Una de las paradójicas características del populismo dominante es su xenofobia. Vegetarianas o carnívoras, estas xenofobias hacen sentir a cada pueblo que es único por su historia y por su destino, diferente a la otredad moderna, invariablemente dibujada como ultrajante y vil, dedicada a saquear a los antiguos Estados-nación, los cuales sólo pueden salvarse confiándose a la guía de jefes providenciales y a su destreza en el timón. La paradoja está en que cada uno de esos nacionalismos moldeados por el populismo es muy parecido al otro porque se trata de un fenómeno universal. Así que nada mal nos hará ver la paja en el ojo ajeno.

A finales de 2019 se cumplen veinte años del arribo de Vladímir Putin al poder en Rusia. Hay tiempo para escudriñar en el expediente de quien probablemente sea, en la sombra, el hombre fuerte del planeta. Putin carece de la riqueza de los jerarcas chinos, fue ajeno a la buena prensa de Obama pero tiene al presidente Trump a su servicio. El actual inquilino de la Casa Blanca, gracias a su pavor y a su incompetencia, lo admira y le teme.

Dondequiera que emerge el populismo contemporáneo está Putin, como discreto benefactor y referencia obligada en el combate a Occidente o tan sólo como fantasma en los miedos y en las fantasías de sus admiradores o enemigos. El Estado soviético (1917-1991) nunca fue populista porque no se presentaba encarnando a la voluntad popular, sino como lo contrario: el Partido Comunista la representaba selectivamente con su élite burocrática de “revolucionarios profesionales”. Empero, nutrió al populismo de numerosos símbolos, políticas y rituales, al grado de que en el siglo XXI cosas tan distintas como el antiguo marxismo-leninismo en el poder y los populismos en boga, suelen confundirse.

Hijo y nieto de bolcheviques, el hombre quien muy a su pesar tomó parte en el rebautizo de Leningrado como San Petersburgo, nació en esa ciudad en 1952. Su abuelo, cocinero, trabajó alguna vez para la viuda de Lenin, y el padre de Putin fue un oficial de la marina. Combatió heroicamente durante el sitio de Leningrado y allí perdió a uno de sus hijos. Habiendo muerto de difteria, su otro hermano, nuestro Putin, el tercero en nacer, creció como un sobreviviente y según su biógrafo Steven Lee Myers (The New Tsar: The Rise and Reign of Vladimir Putin, 2016), este hijo único fue el homo sovieticus por antonomasia: servicial hasta la abyección con los poderosos y ajeno a la iniciativa individual hasta que no se encontró en la cúspide del poder.
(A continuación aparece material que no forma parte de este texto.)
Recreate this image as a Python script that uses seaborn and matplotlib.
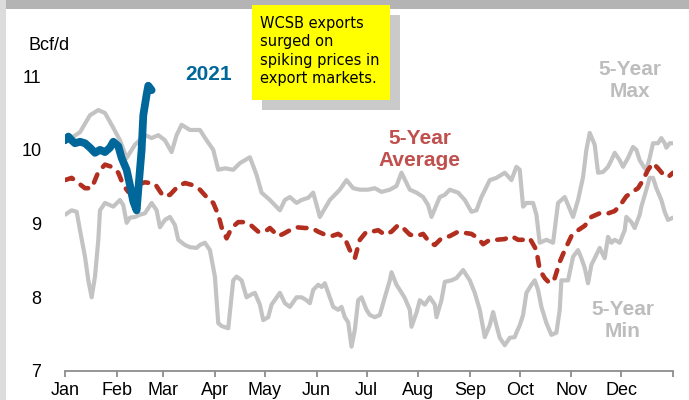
import matplotlib
matplotlib.use("Agg")
import matplotlib.pyplot as plt
from matplotlib.patches import Rectangle
import pandas as pd
import seaborn as sns

# ---- data: day of year (0 = Jan 1) and daily WCSB exports, Bcf/d ----
max_days = [0, 5, 9, 15, 20, 24, 28, 33, 37, 42, 48, 52, 56, 60, 64, 67, 70, 75, 81, 85,
            89, 92, 96, 101, 105, 111, 115, 118, 123, 129, 132, 135, 139, 142, 146, 149,
            153, 159, 165, 169, 173, 177, 182, 186, 190, 195, 199, 202, 207, 211, 215,
            218, 220, 225, 228, 231, 236, 240, 244, 247, 250, 255, 259, 264, 268, 271,
            273, 275, 277, 281, 283, 285, 289, 293, 296, 300, 305, 308, 311, 313, 315,
            318, 320, 323, 326, 328, 330, 333, 335, 338, 341, 343, 345, 348, 349, 351,
            353, 356, 358, 360, 361, 363, 365]
max_vals = [10.18, 10.18, 10.24, 10.47, 10.54, 10.50, 10.34, 10.13, 9.89, 10.07, 10.20,
            10.16, 10.20, 10.13, 9.97, 10.20, 10.34, 10.27, 10.27, 10.13, 10.00, 9.73,
            9.75, 9.73, 9.82, 9.90, 9.66, 9.42, 9.32, 9.18, 9.32, 9.36, 9.28, 9.32, 9.35,
            9.42, 9.09, 9.32, 9.46, 9.59, 9.48, 9.46, 9.46, 9.48, 9.43, 9.46, 9.51, 9.69,
            9.46, 9.42, 9.36, 9.25, 9.09, 9.36, 9.39, 9.46, 9.42, 9.32, 9.16, 9.18, 9.36,
            9.59, 9.62, 9.69, 9.59, 9.77, 9.73, 9.23, 9.28, 9.28, 9.12, 8.74, 8.78, 8.74,
            9.28, 9.36, 9.09, 9.32, 9.63, 10.00, 10.23, 10.07, 9.69, 9.70, 9.77, 9.86,
            9.96, 9.86, 9.77, 9.89, 10.04, 10.00, 9.86, 9.75, 9.73, 9.89, 10.09, 10.09,
            10.16, 10.09, 10.03, 10.09, 10.09]

min_days = [0, 4, 7, 9, 12, 14, 16, 18, 20, 21, 24, 27, 29, 33, 35, 37, 39, 42, 45, 48,
            52, 55, 57, 60, 63, 66, 68, 72, 75, 79, 81, 84, 87, 90, 92, 94, 98, 101, 103,
            106, 109, 112, 114, 117, 119, 122, 124, 129, 132, 135, 139, 142, 145, 147,
            149, 152, 154, 156, 159, 161, 164, 166, 168, 170, 172, 174, 176, 178, 181,
            183, 186, 189, 192, 195, 196, 199, 201, 204, 207, 208, 211, 213, 216, 219,
            222, 223, 226, 228, 232, 235, 239, 241, 243, 246, 249, 252, 255, 257, 259,
            261, 264, 267, 270, 271, 273, 275, 277, 280, 282, 284, 286, 289, 292, 295,
            297, 298, 302, 305, 308, 310, 312, 314, 316, 318, 321, 324, 326, 328, 330,
            333, 336, 337, 340, 342, 345, 346, 349, 351, 353, 355, 358, 360, 362, 365]
min_vals = [9.12, 9.18, 9.16, 8.91, 8.55, 8.23, 8.00, 8.28, 8.78, 9.18, 9.28, 9.25, 9.23,
            9.32, 9.25, 9.01, 9.08, 9.09, 9.12, 9.14, 9.28, 9.18, 8.95, 9.05, 9.09, 8.98,
            8.78, 8.71, 8.68, 8.67, 8.71, 8.74, 8.64, 8.28, 7.65, 7.61, 7.58, 8.23, 8.28,
            8.23, 8.00, 8.04, 8.06, 7.90, 7.69, 7.73, 7.90, 8.06, 7.92, 7.87, 8.00, 8.00,
            7.96, 7.92, 8.10, 8.17, 8.14, 8.19, 8.00, 7.87, 7.83, 7.87, 7.73, 7.66, 7.33,
            7.56, 7.96, 8.00, 7.83, 7.76, 7.73, 7.76, 8.00, 8.23, 8.34, 8.17, 8.10, 7.99,
            7.83, 7.60, 7.79, 7.96, 7.90, 8.00, 7.90, 7.73, 7.96, 8.21, 8.23, 8.26, 8.37,
            8.30, 8.23, 8.06, 7.83, 7.46, 7.62, 7.80, 7.62, 7.45, 7.35, 7.45, 7.46, 7.52,
            7.62, 7.76, 8.06, 8.17, 8.23, 8.10, 7.87, 7.65, 7.49, 7.52, 7.83, 8.23, 8.23,
            8.55, 8.64, 8.53, 8.40, 8.19, 8.44, 8.53, 8.67, 8.53, 8.82, 8.74, 8.78, 8.74,
            8.91, 9.09, 9.02, 8.94, 9.12, 9.23, 9.46, 9.62, 9.62, 9.48, 9.32, 9.16, 9.05,
            9.08]

avg_days = [0, 4, 8, 12, 16, 20, 24, 28, 32, 35, 38, 42, 48, 54, 59, 63, 68, 72, 77, 81,
            85, 89, 92, 94, 97, 100, 104, 108, 112, 116, 120, 123, 128, 131, 135, 139,
            144, 148, 152, 156, 160, 164, 168, 171, 174, 177, 181, 184, 188, 192, 196,
            200, 203, 207, 211, 215, 219, 222, 226, 231, 236, 241, 244, 248, 251, 255,
            259, 264, 268, 272, 276, 279, 283, 285, 288, 291, 294, 297, 300, 304, 308,
            312, 316, 321, 325, 330, 333, 337, 340, 344, 347, 350, 353, 356, 359, 362, 365]
avg_vals = [9.59, 9.62, 9.55, 9.48, 9.48, 9.70, 9.80, 9.77, 9.69, 9.52, 9.43, 9.52, 9.56,
            9.54, 9.37, 9.39, 9.51, 9.55, 9.52, 9.46, 9.36, 9.28, 9.12, 8.95, 8.80, 8.94,
            9.02, 9.02, 8.97, 8.89, 8.89, 8.94, 8.83, 8.86, 8.91, 8.95, 8.94, 8.94, 8.89,
            8.85, 8.83, 8.86, 8.80, 8.64, 8.53, 8.78, 8.89, 8.89, 8.91, 8.85, 8.89, 8.98,
            8.94, 8.85, 8.83, 8.86, 8.74, 8.71, 8.80, 8.83, 8.89, 8.87, 8.86, 8.80, 8.72,
            8.78, 8.78, 8.79, 8.83, 8.78, 8.78, 8.80, 8.64, 8.37, 8.26, 8.19, 8.26, 8.48,
            8.64, 8.83, 8.91, 8.97, 9.09, 9.14, 9.13, 9.17, 9.24, 9.37, 9.42, 9.48, 9.59,
            9.73, 9.82, 9.75, 9.67, 9.63, 9.69]

y2021_days = [0, 2, 4, 6, 9, 12, 15, 18, 21, 24, 27, 29, 32, 34, 37, 39, 41, 43, 44, 46,
              47, 49, 50, 51, 52]
y2021_vals = [10.13, 10.18, 10.13, 10.09, 10.11, 10.09, 10.03, 9.96, 10.00, 9.97, 10.03,
              10.11, 10.05, 9.89, 9.73, 9.52, 9.30, 9.18, 9.46, 10.00, 10.47, 10.75, 10.87,
              10.84, 10.81]

month_starts = [0, 31, 59, 90, 120, 151, 181, 212, 243, 273, 304, 334, 365]
month_labels = ["Jan", "Feb", "Mar", "Apr", "May", "Jun", "Jul", "Aug", "Sep", "Oct",
                "Nov", "Dec", ""]

note_text = "WCSB exports\nsurged on\nspiking prices in\nexport markets."

# ---- style ----
sns.set_theme(style="white")
plt.rcParams["font.family"] = ["Liberation Sans", "DejaVu Sans"]

GRAY = "#C3C3C3"
RED = "#B22E1F"
BLUE = "#00679A"
W, H = 689, 400

fig = plt.figure(figsize=(W / 100, H / 100), dpi=100)
fig.patch.set_facecolor("white")


def fx(px):
    return px / W


def fy(py):
    return 1 - py / H


# outer frame bands
fig.add_artist(Rectangle((0, 0), fx(6), 1, transform=fig.transFigure,
                         facecolor="#DCDCDC", edgecolor="none", zorder=0))
fig.add_artist(Rectangle((fx(6), fy(9)), 1, 1, transform=fig.transFigure,
                         facecolor="#B4B4B4", edgecolor="none", zorder=0))

ax = fig.add_axes([fx(65), fy(371), fx(673) - fx(65), (371 - 39.3) / H])
ax.set_facecolor("none")

df_max = pd.DataFrame({"day": max_days, "value": max_vals})
df_min = pd.DataFrame({"day": min_days, "value": min_vals})
df_avg = pd.DataFrame({"day": avg_days, "value": avg_vals})
df_21 = pd.DataFrame({"day": y2021_days, "value": y2021_vals})

sns.lineplot(data=df_max, x="day", y="value", ax=ax, color=GRAY, linewidth=3.0,
             solid_joinstyle="round", solid_capstyle="round", zorder=2)
sns.lineplot(data=df_min, x="day", y="value", ax=ax, color=GRAY, linewidth=3.0,
             solid_joinstyle="round", solid_capstyle="round", zorder=2)
sns.lineplot(data=df_avg, x="day", y="value", ax=ax, color=RED, linewidth=3.3,
             linestyle=(0, (1.9, 2.1)), dash_capstyle="round", dash_joinstyle="round",
             zorder=3)
sns.lineplot(data=df_21, x="day", y="value", ax=ax, color=BLUE, linewidth=5.6,
             solid_joinstyle="round", solid_capstyle="round", zorder=4)

ax.set_xlim(0, 365)
ax.set_ylim(7, 11.5)
ax.set_xticks(month_starts)
ax.set_xticklabels(month_labels)
ax.set_yticks([7, 8, 9, 10, 11])
ax.set_yticklabels(["7", "8", "9", "10", "11"])
ax.set_xlabel("")
ax.set_ylabel("")

for side in ("top", "right", "left"):
    ax.spines[side].set_visible(False)
ax.spines["bottom"].set_color("#8C8C8C")
ax.spines["bottom"].set_linewidth(1.3)
ax.tick_params(axis="x", direction="out", length=4, width=1.3, color="#8C8C8C",
               pad=4, labelsize=13, labelcolor="black", bottom=True)
ax.tick_params(axis="y", length=0, pad=17, labelsize=13, labelcolor="black")

# unit label
fig.text(fx(28), fy(45), "Bcf/d", fontsize=13, ha="left", va="center", color="black")

# series labels
ax.text(86, 11.02, "2021", color=BLUE, fontsize=15, fontweight="bold",
        ha="center", va="center", clip_on=False)
ax.text(339, 10.94, "5-Year\nMax", color="#BDBDBD", fontsize=15, fontweight="bold",
        ha="center", va="center", linespacing=1.2, clip_on=False)
ax.text(213, 10.01, "5-Year\nAverage", color="#C0504D", fontsize=15, fontweight="bold",
        ha="center", va="center", linespacing=1.2, clip_on=False)
ax.text(335, 7.68, "5-Year\nMin", color="#BDBDBD", fontsize=15, fontweight="bold",
        ha="center", va="center", linespacing=1.2, clip_on=False)

# callout box with drop shadow
fig.add_artist(Rectangle((fx(262), fy(110)), fx(400) - fx(262), (110 - 15) / H,
                         transform=fig.transFigure, facecolor="#CACACA",
                         edgecolor="none", zorder=5))
fig.add_artist(Rectangle((fx(252), fy(100)), fx(390) - fx(252), (100 - 5) / H,
                         transform=fig.transFigure, facecolor="#FFFF00",
                         edgecolor="none", zorder=6))
fig.text(fx(260), fy(51), note_text, fontsize=10.5, family=["DejaVu Sans"],
         ha="left", va="center", linespacing=1.3, color="black", zorder=7)

fig.savefig("out.png", dpi=100)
Ese carácter de Putin acabó por ser moldeado, casi a la perfección, durante sus años en la antigua República Democrática Alemana como teniente coronel del KGB. Siempre en la sombra y remitido a la aburrida Dresde, Putin sólo puso en peligro su trabajo en una ocasión, cuando su consabido amor por las artes marciales lo impulsó a participar en una gresca en el metro, exhibición harto impropia para un espía. En Dresde era considerado, por sus superiores, como un mediocre. A cambio, en comparación con la URSS, la RDA era próspera y la familia Putin pasó años, si no de dicha, al menos de desahogo.
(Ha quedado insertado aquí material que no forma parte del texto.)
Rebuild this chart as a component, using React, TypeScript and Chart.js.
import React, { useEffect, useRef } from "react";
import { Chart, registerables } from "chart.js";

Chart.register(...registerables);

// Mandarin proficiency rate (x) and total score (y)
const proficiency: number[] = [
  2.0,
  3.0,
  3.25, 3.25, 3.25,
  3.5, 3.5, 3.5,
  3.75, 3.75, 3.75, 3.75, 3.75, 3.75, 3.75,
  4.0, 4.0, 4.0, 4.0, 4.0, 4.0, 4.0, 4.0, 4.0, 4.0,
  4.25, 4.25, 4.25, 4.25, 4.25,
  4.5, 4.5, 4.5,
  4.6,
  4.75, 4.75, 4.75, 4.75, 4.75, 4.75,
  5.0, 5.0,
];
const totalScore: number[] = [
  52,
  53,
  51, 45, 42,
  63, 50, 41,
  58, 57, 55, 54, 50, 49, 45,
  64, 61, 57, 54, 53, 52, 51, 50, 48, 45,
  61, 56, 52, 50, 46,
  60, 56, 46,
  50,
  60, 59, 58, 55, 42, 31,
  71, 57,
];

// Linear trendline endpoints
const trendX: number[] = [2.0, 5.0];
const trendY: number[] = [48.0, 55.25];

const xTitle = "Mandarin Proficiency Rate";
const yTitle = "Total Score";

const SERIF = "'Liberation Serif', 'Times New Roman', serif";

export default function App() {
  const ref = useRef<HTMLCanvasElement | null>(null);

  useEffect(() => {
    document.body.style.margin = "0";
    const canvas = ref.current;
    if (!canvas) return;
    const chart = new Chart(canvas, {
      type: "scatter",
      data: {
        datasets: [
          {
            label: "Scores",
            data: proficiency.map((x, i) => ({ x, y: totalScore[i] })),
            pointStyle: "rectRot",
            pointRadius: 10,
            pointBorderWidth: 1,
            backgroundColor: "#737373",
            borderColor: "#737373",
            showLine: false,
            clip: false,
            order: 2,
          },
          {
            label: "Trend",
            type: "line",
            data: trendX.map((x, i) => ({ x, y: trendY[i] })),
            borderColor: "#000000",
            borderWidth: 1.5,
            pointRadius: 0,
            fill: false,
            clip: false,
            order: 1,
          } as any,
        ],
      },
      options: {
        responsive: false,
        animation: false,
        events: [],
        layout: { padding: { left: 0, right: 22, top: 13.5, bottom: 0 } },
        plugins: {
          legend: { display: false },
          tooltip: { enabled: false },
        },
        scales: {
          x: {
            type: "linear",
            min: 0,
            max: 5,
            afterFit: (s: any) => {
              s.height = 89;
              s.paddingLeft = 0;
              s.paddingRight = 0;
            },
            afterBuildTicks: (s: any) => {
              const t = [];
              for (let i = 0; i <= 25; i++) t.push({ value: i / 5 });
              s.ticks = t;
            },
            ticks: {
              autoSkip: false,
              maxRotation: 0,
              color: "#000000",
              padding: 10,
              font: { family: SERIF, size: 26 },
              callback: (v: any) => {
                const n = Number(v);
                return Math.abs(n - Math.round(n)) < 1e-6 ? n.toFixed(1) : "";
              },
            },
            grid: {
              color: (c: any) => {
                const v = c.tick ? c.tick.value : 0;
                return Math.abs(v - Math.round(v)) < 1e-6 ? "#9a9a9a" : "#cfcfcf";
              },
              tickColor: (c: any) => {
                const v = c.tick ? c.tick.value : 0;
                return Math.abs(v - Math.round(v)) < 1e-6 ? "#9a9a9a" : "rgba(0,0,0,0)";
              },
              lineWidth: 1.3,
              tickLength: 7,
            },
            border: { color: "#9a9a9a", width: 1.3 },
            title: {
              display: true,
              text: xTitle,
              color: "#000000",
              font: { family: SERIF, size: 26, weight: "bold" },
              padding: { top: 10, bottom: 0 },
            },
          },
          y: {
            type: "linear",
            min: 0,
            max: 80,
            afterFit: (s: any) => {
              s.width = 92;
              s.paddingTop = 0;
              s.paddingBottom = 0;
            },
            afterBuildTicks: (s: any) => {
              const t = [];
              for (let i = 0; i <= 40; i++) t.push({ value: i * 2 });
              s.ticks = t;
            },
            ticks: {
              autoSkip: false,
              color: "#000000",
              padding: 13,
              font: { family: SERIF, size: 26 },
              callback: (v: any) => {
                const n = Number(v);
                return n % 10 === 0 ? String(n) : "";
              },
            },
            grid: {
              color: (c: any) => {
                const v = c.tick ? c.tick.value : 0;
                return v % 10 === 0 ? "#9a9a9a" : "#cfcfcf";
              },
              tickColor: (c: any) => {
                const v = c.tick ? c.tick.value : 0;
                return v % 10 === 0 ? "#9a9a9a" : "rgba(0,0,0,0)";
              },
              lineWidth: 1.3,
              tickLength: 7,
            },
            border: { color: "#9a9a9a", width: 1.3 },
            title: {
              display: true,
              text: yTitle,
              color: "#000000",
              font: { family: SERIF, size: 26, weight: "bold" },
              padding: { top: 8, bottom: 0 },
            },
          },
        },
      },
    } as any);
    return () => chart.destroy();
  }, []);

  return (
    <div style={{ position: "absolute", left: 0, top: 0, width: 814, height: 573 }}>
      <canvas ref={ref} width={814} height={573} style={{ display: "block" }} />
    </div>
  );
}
El KGB de Putin fue el presidido por Andrópov, fugaz presidente —por fallecimiento— de la URSS en 1983-1984, quien estaba más interesado en defender al imperio, suministrando al Kremlin información de calidad sobre el inesperado y letal Papa polaco, por ejemplo, que en la rutinaria vigilancia de disidentes. Tuvo Putin en Andrópov un ejemplo de pragmatismo patriótico, escasamente ideológico pero no por ello ajeno a la crueldad. Y gran importancia adquirió en su formación la emulación de la célebre Stasi, aquellos “queridos camaradas” alemanes que hicieron de Putin un tipo particular de ruso, detectado por los novelistas en el siglo XIX, el “germanizado”, aquel quien toma de la admirada (y odiada) Alemania, la suprema eficacia protestante frente a la legendaria y melancólica apatía rusa.

Putin bebe poco, trabaja todo el día y es capaz de enviar a su hija accidentada al mejor hospital de Alemania sin permitirse el tiempo de darle consuelo telefónico a su esposa. Como para todos los rusos, cuando colapsó la URSS en el invierno de 1990-1991, Vladímir Putin hubo de jugársela. Contra sus convicciones —las del “nacionalismo gran ruso” dormido en la mente soviética— apostó por los vencedores y contribuyó a desmantelar el imperio. Ya llegaría la hora de reparar la honra perdida.